== Stored data ==
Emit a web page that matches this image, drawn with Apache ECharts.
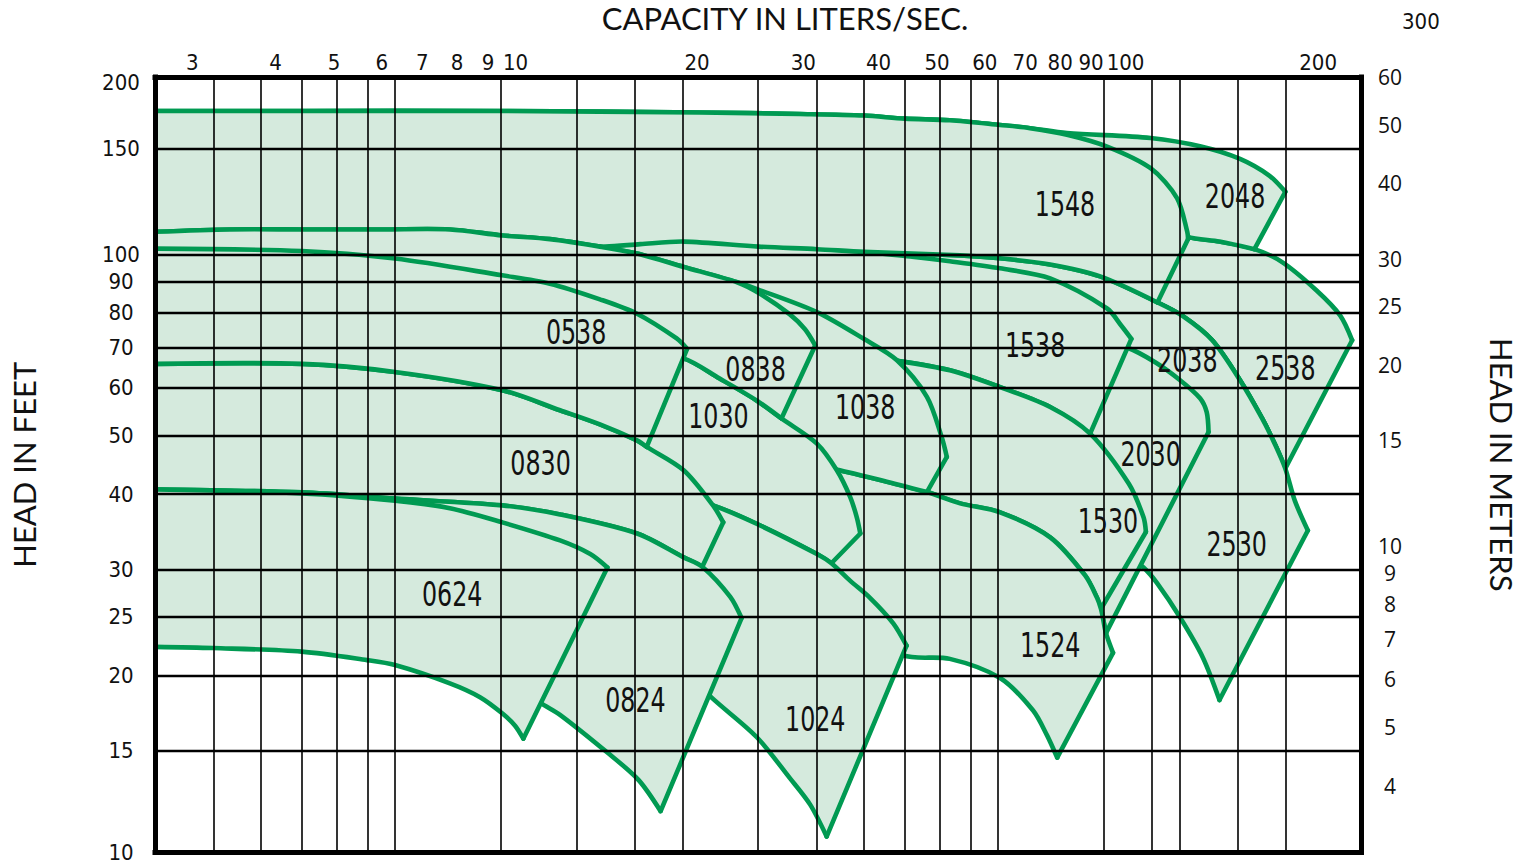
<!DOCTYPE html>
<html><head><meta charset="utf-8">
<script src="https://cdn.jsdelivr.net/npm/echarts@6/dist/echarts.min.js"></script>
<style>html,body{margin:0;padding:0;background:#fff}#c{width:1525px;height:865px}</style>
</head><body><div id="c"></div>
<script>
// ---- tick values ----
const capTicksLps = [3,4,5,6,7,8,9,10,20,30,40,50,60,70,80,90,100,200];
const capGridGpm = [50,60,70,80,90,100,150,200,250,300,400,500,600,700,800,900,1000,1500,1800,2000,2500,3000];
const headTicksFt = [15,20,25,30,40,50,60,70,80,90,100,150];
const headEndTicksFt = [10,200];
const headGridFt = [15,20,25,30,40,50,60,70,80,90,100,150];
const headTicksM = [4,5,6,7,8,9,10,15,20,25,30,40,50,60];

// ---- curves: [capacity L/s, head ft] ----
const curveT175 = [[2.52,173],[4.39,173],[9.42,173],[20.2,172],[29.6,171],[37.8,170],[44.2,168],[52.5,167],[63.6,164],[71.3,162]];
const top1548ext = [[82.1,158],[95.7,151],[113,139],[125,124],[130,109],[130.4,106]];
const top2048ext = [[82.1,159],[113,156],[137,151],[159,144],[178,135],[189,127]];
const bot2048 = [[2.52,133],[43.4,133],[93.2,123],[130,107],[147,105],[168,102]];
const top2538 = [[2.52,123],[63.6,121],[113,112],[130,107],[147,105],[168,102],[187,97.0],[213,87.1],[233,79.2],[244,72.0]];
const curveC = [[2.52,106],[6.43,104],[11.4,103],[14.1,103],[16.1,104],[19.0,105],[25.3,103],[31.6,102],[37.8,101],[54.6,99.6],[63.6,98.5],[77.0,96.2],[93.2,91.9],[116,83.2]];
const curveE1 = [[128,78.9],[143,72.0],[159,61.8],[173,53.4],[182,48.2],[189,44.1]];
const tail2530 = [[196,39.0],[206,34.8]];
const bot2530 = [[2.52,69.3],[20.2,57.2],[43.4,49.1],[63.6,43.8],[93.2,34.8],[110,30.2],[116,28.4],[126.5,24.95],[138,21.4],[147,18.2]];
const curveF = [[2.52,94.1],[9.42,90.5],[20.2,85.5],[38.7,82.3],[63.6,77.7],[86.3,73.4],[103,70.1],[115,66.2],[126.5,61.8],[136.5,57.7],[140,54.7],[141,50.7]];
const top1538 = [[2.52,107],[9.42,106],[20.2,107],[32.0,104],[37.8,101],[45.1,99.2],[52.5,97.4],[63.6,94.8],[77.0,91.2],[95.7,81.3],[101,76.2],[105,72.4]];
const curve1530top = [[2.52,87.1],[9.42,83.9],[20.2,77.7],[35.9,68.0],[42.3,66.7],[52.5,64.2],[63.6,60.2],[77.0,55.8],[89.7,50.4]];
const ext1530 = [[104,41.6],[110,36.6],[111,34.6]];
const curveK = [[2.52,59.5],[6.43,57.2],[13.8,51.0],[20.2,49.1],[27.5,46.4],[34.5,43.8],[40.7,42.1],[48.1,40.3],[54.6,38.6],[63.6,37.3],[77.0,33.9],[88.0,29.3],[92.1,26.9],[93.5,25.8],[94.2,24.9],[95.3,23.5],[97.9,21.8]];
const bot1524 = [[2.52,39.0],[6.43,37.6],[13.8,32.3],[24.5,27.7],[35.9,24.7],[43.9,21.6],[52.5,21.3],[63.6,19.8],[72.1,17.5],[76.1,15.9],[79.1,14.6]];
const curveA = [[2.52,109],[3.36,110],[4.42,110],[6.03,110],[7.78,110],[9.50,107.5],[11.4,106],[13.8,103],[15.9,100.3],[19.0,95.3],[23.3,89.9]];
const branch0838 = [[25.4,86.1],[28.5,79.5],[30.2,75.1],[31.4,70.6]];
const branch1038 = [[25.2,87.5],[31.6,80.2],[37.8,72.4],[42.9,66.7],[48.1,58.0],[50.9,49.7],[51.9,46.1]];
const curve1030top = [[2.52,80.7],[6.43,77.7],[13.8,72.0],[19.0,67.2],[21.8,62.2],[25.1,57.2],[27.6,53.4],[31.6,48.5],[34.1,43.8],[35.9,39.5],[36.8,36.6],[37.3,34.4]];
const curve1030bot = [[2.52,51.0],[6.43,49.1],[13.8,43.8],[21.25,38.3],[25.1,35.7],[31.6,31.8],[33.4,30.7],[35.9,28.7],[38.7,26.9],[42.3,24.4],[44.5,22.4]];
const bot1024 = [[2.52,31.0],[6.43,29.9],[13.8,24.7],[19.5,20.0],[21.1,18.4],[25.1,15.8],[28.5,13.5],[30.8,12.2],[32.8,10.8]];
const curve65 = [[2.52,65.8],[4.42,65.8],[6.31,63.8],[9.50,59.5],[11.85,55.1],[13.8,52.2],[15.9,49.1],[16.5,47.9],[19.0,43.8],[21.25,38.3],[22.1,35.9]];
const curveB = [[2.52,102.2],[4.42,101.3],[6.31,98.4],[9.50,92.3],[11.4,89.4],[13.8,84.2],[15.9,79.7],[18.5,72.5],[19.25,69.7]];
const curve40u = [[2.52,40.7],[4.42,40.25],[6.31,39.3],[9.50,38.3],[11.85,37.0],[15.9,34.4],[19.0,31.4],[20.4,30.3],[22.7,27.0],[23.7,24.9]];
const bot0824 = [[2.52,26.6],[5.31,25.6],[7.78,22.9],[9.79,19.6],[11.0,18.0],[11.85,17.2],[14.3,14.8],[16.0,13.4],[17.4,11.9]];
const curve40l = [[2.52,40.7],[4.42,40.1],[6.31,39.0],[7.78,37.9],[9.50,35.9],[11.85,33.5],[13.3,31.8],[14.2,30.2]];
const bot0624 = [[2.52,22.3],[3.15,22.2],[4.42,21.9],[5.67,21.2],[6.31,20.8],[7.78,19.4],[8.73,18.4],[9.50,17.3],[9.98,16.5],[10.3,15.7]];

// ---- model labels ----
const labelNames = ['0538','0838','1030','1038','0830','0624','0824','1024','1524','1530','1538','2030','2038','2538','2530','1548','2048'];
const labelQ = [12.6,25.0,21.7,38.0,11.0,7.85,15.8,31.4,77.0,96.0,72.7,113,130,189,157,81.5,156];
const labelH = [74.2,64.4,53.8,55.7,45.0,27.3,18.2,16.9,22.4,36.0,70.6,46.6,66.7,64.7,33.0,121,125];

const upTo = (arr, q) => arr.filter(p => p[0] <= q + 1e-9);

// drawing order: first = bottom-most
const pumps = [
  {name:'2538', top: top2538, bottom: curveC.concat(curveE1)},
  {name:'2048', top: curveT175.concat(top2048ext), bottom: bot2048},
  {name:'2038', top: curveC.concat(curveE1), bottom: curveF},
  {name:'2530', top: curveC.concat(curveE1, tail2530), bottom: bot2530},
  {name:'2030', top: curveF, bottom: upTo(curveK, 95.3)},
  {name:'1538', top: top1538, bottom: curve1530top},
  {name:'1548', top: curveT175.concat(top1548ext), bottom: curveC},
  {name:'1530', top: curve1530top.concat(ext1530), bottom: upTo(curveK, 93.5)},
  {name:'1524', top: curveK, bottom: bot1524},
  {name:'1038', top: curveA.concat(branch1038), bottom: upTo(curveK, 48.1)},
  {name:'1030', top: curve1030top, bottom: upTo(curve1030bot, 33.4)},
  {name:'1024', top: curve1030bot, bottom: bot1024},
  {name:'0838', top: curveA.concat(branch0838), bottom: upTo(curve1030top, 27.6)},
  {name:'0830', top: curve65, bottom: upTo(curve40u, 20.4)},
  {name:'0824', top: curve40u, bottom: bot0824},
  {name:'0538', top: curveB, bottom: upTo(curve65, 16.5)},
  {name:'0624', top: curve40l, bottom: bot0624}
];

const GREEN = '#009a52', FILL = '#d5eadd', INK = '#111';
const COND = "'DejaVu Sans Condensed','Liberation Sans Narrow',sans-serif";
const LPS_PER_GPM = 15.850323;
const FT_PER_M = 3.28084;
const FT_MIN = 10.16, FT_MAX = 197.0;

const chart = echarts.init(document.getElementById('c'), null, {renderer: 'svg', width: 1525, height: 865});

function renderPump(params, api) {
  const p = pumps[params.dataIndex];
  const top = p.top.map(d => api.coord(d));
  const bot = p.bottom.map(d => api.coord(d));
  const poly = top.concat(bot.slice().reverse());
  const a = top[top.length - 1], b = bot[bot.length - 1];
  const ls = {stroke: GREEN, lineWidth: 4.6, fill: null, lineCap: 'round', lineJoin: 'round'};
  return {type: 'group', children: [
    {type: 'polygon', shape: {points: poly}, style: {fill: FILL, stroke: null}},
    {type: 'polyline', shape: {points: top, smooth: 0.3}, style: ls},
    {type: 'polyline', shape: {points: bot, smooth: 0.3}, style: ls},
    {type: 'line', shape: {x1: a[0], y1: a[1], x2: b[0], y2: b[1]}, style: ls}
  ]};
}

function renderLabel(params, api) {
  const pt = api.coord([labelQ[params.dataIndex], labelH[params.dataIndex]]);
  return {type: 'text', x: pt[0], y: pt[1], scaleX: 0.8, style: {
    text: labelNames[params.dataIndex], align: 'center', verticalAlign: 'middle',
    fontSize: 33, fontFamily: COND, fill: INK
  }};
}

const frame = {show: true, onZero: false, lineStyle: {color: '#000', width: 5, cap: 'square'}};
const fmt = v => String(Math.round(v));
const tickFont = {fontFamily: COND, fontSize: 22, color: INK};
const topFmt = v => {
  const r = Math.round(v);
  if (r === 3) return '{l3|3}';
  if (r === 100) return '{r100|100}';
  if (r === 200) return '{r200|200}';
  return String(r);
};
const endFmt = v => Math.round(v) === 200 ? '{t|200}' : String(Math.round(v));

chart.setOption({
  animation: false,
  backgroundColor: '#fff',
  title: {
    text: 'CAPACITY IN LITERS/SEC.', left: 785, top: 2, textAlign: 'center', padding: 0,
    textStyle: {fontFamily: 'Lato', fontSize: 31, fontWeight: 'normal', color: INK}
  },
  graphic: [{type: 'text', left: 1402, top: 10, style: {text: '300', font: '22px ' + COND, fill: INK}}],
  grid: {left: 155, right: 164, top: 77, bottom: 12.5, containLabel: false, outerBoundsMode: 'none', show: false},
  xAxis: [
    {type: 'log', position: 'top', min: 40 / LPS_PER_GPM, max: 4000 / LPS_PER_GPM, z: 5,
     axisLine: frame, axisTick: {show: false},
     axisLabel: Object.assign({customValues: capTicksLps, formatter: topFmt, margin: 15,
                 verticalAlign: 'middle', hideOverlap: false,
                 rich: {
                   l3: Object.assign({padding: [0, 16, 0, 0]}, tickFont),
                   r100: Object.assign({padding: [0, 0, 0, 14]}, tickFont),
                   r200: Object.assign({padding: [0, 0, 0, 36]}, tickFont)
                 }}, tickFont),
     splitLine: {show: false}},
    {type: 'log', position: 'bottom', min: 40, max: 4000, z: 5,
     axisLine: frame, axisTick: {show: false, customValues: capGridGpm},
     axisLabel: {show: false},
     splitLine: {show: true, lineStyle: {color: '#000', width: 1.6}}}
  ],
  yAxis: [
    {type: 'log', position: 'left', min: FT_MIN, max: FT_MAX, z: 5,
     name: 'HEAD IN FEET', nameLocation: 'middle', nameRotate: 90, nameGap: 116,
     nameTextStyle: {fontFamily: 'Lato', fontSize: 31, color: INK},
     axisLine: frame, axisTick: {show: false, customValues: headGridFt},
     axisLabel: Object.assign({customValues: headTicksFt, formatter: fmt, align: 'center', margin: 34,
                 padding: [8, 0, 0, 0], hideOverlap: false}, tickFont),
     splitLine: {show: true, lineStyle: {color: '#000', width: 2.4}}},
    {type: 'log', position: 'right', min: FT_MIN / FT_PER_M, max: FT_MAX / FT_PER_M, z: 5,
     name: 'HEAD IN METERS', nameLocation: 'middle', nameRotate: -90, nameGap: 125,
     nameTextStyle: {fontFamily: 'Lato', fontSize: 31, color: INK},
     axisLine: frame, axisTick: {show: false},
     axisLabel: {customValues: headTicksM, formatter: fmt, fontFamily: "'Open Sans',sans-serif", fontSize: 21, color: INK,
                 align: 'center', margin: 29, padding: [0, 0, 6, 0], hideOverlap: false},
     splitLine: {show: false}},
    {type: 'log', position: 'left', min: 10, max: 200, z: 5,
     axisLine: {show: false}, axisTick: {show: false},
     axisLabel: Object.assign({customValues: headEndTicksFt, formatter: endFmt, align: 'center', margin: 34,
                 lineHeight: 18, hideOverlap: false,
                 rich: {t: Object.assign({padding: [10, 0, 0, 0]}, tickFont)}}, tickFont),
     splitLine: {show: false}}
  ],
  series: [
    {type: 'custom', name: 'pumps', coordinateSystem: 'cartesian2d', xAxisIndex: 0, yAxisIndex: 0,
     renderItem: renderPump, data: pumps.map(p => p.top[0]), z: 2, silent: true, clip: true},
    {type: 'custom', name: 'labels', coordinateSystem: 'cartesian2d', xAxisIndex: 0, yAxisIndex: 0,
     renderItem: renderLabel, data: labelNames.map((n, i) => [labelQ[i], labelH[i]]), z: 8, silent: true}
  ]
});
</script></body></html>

== Work to do ==
Extract, word for word, each line from the top of the data down to and including the line with "const headTicksM = [4,5,6,7,8,9,10,15,20,25,30,40,50,60];"; skip the pictures.

== Exercise solution ==
Emit a web page that matches this image, drawn with Apache ECharts.
<!DOCTYPE html>
<html><head><meta charset="utf-8">
<script src="https://cdn.jsdelivr.net/npm/echarts@6/dist/echarts.min.js"></script>
<style>html,body{margin:0;padding:0;background:#fff}#c{width:1525px;height:865px}</style>
</head><body><div id="c"></div>
<script>
// ---- tick values ----
const capTicksLps = [3,4,5,6,7,8,9,10,20,30,40,50,60,70,80,90,100,200];
const capGridGpm = [50,60,70,80,90,100,150,200,250,300,400,500,600,700,800,900,1000,1500,1800,2000,2500,3000];
const headTicksFt = [15,20,25,30,40,50,60,70,80,90,100,150];
const headEndTicksFt = [10,200];
const headGridFt = [15,20,25,30,40,50,60,70,80,90,100,150];
const headTicksM = [4,5,6,7,8,9,10,15,20,25,30,40,50,60];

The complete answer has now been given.